Thank you, Mr. Howard. This movie wouldn't have been much fun without your input.
Every time he shows up on screen or interacts with the characters, there's always a funny one-liner, or a nice setup to a funny situation. He's the Barney Stinson equivalent in this movie, whether it's talking about getting laid, or snapping pictures of his cock, Howard's Quentin easily becomes the most identifiable and the most likable character, mostly because many of us know that one person who is still the fun, slightly obnoxious, free-wheelin', wise-crackin' friend you hung around when you were in your 20's. His comedic performance also adds a much needed break from all the melodramatic moments which lightens the mood on what is already a sluggish affair with the characters, but every time he exists, the movie goes back to feeling tedious and a chore to sit through.
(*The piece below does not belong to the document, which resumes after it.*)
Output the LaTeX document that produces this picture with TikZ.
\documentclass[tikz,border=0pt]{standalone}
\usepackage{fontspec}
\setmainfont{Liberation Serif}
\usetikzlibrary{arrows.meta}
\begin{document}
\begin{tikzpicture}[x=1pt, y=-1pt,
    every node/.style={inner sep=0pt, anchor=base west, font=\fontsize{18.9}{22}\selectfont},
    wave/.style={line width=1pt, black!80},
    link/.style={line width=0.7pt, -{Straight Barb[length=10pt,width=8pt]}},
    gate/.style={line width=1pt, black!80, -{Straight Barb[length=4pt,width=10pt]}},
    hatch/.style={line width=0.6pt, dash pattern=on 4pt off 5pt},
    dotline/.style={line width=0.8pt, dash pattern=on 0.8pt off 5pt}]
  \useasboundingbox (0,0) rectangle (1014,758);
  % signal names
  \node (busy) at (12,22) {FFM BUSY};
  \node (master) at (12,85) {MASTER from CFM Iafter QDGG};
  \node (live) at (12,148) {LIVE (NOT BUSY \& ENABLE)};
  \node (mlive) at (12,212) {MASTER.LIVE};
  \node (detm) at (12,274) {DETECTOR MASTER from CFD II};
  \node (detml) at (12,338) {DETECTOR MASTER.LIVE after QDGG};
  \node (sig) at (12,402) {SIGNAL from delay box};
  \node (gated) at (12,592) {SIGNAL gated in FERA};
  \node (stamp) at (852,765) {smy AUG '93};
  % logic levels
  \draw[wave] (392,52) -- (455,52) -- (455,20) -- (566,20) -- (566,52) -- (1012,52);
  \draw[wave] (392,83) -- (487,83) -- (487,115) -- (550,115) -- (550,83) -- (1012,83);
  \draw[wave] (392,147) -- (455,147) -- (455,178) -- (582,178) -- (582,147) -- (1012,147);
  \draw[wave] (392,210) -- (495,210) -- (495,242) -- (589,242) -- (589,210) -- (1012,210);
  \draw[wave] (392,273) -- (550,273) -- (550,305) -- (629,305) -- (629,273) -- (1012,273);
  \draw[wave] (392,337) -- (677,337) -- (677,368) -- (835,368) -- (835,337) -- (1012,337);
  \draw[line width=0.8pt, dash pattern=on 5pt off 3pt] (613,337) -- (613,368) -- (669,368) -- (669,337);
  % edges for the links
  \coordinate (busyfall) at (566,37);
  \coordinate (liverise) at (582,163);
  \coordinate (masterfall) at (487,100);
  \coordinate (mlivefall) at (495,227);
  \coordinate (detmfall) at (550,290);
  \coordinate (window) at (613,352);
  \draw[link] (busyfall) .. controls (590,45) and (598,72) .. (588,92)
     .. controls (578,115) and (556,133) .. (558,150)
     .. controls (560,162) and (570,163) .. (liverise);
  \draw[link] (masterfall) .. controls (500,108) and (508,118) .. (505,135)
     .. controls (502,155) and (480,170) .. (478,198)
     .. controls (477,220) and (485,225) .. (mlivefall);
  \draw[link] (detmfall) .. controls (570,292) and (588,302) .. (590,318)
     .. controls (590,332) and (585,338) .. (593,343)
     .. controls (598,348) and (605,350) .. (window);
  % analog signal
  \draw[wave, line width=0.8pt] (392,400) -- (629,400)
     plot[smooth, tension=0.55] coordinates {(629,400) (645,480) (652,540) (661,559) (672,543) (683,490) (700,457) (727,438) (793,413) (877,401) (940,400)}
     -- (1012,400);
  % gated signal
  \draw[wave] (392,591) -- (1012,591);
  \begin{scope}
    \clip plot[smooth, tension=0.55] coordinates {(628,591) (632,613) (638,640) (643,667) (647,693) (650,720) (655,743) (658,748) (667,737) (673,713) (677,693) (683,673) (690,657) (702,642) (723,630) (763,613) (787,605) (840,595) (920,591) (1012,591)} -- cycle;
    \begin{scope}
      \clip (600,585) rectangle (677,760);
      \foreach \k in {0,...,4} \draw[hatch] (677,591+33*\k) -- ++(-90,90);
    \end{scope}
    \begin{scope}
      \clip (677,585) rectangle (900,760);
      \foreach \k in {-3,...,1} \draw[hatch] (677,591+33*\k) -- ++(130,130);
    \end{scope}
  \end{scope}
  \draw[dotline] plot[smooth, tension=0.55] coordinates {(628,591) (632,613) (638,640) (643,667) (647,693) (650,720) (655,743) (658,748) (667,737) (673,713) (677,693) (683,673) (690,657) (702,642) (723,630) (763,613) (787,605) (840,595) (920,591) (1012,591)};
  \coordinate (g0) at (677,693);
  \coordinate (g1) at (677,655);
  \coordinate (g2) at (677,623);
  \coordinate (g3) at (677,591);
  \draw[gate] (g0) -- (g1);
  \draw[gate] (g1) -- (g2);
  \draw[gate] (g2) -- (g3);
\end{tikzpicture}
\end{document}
When the filmmakers take the predictable route in a story like this and go down every avenue in order to set up the big event that will bring everyone back together, coupled with actors and actresses who are given little room to with a bland, vanilla script that hits every button as predictably as you'd expect (a major character dying, the big Christmas Day football game that holds special significance as Lance tries to break the all-time rushing yards record, the delivery of a baby, etc), and it's not much fun watching all the events unfold. That's what makes The Best Man Holiday such a letdown: we've seen this all before, and it's not even done effectively enough to make us care.